■ What needs to be done
The records below must be retyped exactly.

[Dataset items]
§
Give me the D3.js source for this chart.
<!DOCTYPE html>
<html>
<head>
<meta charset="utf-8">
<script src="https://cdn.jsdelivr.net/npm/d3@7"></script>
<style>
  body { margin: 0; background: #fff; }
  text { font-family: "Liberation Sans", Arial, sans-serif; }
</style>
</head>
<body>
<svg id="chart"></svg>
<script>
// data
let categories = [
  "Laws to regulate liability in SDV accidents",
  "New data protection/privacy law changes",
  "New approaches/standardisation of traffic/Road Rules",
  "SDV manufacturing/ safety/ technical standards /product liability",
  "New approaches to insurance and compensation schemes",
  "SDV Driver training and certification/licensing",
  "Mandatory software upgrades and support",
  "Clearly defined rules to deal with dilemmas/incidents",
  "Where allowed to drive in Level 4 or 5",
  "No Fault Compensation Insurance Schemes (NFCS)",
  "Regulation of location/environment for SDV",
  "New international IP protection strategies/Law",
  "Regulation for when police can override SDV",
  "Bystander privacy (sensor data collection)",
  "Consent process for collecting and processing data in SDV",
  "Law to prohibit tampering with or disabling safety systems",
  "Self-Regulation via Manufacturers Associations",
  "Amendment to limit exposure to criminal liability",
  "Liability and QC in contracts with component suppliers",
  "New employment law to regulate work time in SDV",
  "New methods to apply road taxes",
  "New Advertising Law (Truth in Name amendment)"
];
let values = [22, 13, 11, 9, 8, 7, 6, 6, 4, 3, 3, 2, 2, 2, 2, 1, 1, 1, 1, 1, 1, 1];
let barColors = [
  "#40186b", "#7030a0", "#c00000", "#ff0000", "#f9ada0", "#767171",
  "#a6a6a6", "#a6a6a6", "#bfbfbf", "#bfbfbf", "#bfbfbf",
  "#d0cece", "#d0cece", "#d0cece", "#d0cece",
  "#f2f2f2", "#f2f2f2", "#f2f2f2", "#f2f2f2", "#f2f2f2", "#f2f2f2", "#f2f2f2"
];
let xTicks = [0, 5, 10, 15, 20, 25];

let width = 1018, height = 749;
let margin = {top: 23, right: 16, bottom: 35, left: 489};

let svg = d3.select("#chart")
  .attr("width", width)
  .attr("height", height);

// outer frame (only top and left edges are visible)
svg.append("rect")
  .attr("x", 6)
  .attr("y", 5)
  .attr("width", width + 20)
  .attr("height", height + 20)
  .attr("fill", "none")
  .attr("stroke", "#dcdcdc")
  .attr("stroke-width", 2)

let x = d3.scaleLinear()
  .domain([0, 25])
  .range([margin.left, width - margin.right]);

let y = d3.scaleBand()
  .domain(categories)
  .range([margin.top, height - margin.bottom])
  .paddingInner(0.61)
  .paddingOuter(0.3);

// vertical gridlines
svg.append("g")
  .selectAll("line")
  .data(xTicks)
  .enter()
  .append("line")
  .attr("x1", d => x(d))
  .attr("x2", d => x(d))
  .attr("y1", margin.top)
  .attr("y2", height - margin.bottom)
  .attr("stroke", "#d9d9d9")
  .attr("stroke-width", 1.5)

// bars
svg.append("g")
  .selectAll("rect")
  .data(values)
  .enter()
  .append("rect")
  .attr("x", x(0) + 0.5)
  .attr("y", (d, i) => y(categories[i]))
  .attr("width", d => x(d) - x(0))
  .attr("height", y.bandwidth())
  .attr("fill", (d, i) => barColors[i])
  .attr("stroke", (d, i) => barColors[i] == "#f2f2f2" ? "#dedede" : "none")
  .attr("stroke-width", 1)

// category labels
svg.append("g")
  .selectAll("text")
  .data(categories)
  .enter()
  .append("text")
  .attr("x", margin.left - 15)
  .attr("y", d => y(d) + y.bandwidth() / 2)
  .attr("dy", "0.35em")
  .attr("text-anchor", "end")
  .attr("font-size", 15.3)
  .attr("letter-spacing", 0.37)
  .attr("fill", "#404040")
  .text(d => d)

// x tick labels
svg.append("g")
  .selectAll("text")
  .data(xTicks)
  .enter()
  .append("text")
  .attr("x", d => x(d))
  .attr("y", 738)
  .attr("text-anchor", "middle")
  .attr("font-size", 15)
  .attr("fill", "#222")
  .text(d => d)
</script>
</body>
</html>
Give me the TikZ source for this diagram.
§
■ Output below
Give me the D3.js source for this chart.
<!DOCTYPE html>
<html>
<head>
<meta charset="utf-8">
<script src="https://cdn.jsdelivr.net/npm/d3@7"></script>
<style>
  body { margin: 0; background: #fff; }
  text { font-family: "Liberation Sans", Arial, sans-serif; }
</style>
</head>
<body>
<svg id="chart"></svg>
<script>
// data
let categories = [
  "Laws to regulate liability in SDV accidents",
  "New data protection/privacy law changes",
  "New approaches/standardisation of traffic/Road Rules",
  "SDV manufacturing/ safety/ technical standards /product liability",
  "New approaches to insurance and compensation schemes",
  "SDV Driver training and certification/licensing",
  "Mandatory software upgrades and support",
  "Clearly defined rules to deal with dilemmas/incidents",
  "Where allowed to drive in Level 4 or 5",
  "No Fault Compensation Insurance Schemes (NFCS)",
  "Regulation of location/environment for SDV",
  "New international IP protection strategies/Law",
  "Regulation for when police can override SDV",
  "Bystander privacy (sensor data collection)",
  "Consent process for collecting and processing data in SDV",
  "Law to prohibit tampering with or disabling safety systems",
  "Self-Regulation via Manufacturers Associations",
  "Amendment to limit exposure to criminal liability",
  "Liability and QC in contracts with component suppliers",
  "New employment law to regulate work time in SDV",
  "New methods to apply road taxes",
  "New Advertising Law (Truth in Name amendment)"
];
let values = [22, 13, 11, 9, 8, 7, 6, 6, 4, 3, 3, 2, 2, 2, 2, 1, 1, 1, 1, 1, 1, 1];
let barColors = [
  "#40186b", "#7030a0", "#c00000", "#ff0000", "#f9ada0", "#767171",
  "#a6a6a6", "#a6a6a6", "#bfbfbf", "#bfbfbf", "#bfbfbf",
  "#d0cece", "#d0cece", "#d0cece", "#d0cece",
  "#f2f2f2", "#f2f2f2", "#f2f2f2", "#f2f2f2", "#f2f2f2", "#f2f2f2", "#f2f2f2"
];
let xTicks = [0, 5, 10, 15, 20, 25];

let width = 1018, height = 749;
let margin = {top: 23, right: 16, bottom: 35, left: 489};

let svg = d3.select("#chart")
  .attr("width", width)
  .attr("height", height);

// outer frame (only top and left edges are visible)
svg.append("rect")
  .attr("x", 6)
  .attr("y", 5)
  .attr("width", width + 20)
  .attr("height", height + 20)
  .attr("fill", "none")
  .attr("stroke", "#dcdcdc")
  .attr("stroke-width", 2)

let x = d3.scaleLinear()
  .domain([0, 25])
  .range([margin.left, width - margin.right]);

let y = d3.scaleBand()
  .domain(categories)
  .range([margin.top, height - margin.bottom])
  .paddingInner(0.61)
  .paddingOuter(0.3);

// vertical gridlines
svg.append("g")
  .selectAll("line")
  .data(xTicks)
  .enter()
  .append("line")
  .attr("x1", d => x(d))
  .attr("x2", d => x(d))
  .attr("y1", margin.top)
  .attr("y2", height - margin.bottom)
  .attr("stroke", "#d9d9d9")
  .attr("stroke-width", 1.5)

// bars
svg.append("g")
  .selectAll("rect")
  .data(values)
  .enter()
  .append("rect")
  .attr("x", x(0) + 0.5)
  .attr("y", (d, i) => y(categories[i]))
  .attr("width", d => x(d) - x(0))
  .attr("height", y.bandwidth())
  .attr("fill", (d, i) => barColors[i])
  .attr("stroke", (d, i) => barColors[i] == "#f2f2f2" ? "#dedede" : "none")
  .attr("stroke-width", 1)

// category labels
svg.append("g")
  .selectAll("text")
  .data(categories)
  .enter()
  .append("text")
  .attr("x", margin.left - 15)
  .attr("y", d => y(d) + y.bandwidth() / 2)
  .attr("dy", "0.35em")
  .attr("text-anchor", "end")
  .attr("font-size", 15.3)
  .attr("letter-spacing", 0.37)
  .attr("fill", "#404040")
  .text(d => d)

// x tick labels
svg.append("g")
  .selectAll("text")
  .data(xTicks)
  .enter()
  .append("text")
  .attr("x", d => x(d))
  .attr("y", 738)
  .attr("text-anchor", "middle")
  .attr("font-size", 15)
  .attr("fill", "#222")
  .text(d => d)
</script>
</body>
</html>
Give me the TikZ source for this diagram.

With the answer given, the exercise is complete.